> **What is asked**:
Find all lines in the listing that include the word "Convert", then copy them.

> **Provided records**:
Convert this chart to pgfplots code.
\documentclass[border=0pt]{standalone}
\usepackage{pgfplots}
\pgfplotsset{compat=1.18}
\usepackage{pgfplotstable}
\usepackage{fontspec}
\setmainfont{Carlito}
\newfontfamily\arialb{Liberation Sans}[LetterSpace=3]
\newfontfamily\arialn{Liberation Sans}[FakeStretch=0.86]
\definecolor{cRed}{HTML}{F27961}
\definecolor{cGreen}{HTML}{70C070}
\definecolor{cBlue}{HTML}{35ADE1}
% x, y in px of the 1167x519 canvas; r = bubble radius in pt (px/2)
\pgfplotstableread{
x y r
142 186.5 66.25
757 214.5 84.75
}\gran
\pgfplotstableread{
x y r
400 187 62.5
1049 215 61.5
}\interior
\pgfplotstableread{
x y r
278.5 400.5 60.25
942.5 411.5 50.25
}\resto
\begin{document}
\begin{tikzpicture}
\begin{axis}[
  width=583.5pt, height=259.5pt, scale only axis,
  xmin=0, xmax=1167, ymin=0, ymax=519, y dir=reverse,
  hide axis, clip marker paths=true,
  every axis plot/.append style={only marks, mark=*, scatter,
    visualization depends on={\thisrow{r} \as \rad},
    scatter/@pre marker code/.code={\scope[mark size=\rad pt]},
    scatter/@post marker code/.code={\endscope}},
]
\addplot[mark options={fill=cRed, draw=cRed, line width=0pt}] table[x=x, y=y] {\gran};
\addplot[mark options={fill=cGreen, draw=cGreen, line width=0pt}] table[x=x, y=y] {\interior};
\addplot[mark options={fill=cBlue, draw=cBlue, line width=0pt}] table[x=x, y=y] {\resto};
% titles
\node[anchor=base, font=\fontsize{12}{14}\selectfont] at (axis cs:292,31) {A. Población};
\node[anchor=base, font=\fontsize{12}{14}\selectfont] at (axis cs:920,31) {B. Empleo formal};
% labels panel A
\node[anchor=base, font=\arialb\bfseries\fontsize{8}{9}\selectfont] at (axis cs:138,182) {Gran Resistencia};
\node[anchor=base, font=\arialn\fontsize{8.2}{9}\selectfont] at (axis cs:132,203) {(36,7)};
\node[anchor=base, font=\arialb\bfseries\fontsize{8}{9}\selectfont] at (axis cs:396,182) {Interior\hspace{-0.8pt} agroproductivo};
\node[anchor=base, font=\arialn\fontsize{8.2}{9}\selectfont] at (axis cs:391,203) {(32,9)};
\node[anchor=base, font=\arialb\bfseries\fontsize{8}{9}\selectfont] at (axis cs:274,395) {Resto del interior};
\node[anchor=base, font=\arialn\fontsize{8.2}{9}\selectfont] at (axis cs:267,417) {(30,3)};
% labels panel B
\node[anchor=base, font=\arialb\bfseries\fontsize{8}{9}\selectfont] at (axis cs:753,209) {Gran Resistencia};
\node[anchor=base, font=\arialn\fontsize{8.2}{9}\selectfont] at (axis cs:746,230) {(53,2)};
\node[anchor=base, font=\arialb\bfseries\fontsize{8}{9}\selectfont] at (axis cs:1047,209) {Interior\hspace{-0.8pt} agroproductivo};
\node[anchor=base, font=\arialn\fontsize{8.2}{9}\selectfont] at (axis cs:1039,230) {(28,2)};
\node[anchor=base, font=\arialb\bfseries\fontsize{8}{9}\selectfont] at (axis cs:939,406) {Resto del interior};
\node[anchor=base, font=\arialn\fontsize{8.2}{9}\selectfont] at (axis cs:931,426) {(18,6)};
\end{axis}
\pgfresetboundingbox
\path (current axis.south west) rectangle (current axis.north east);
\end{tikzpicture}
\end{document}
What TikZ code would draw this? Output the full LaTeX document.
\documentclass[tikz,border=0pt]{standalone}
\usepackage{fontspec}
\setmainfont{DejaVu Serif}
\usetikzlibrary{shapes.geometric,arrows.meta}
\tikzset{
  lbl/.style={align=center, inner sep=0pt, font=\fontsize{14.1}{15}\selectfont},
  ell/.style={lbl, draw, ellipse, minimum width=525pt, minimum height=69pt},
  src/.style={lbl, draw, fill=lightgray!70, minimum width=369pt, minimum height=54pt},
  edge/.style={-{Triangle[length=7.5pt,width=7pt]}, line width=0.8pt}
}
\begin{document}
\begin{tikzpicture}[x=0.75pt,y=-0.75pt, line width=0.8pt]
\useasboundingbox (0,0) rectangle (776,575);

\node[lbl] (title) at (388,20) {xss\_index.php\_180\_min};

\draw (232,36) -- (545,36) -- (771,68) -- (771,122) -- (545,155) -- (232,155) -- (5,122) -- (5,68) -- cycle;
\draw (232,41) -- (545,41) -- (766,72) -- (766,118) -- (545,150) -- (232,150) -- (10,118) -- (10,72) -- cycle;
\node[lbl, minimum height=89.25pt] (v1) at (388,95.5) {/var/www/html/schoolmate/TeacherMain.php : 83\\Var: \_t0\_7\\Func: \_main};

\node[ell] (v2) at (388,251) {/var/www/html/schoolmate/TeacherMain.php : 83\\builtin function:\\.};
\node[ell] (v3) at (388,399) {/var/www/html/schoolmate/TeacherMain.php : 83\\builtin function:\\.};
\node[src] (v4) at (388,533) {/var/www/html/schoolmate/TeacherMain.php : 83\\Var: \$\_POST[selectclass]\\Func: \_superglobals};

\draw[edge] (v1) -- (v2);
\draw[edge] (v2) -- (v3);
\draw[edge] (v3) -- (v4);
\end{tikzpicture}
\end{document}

* * *

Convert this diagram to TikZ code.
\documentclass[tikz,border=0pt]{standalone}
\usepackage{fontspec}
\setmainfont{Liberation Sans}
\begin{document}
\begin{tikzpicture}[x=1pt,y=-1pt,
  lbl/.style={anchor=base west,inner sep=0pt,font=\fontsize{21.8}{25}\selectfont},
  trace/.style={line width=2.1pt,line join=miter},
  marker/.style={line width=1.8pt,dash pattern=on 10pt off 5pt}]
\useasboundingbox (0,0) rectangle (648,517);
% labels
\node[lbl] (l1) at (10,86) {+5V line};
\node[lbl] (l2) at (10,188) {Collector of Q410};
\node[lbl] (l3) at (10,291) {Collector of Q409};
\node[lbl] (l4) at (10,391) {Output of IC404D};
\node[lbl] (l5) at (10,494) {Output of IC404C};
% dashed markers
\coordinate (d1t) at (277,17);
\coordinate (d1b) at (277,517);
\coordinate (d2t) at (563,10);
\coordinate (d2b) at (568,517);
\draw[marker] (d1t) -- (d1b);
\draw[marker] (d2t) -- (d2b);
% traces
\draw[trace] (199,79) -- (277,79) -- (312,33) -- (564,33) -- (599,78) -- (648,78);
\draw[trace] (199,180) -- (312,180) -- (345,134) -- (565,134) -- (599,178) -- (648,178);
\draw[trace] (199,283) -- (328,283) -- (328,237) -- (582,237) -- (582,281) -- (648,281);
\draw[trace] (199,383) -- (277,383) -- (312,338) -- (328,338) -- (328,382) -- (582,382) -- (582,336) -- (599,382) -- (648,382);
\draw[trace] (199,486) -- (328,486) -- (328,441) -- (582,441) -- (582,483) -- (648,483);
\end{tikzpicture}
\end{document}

> **Output**:
Convert this chart to pgfplots code.
Convert this diagram to TikZ code.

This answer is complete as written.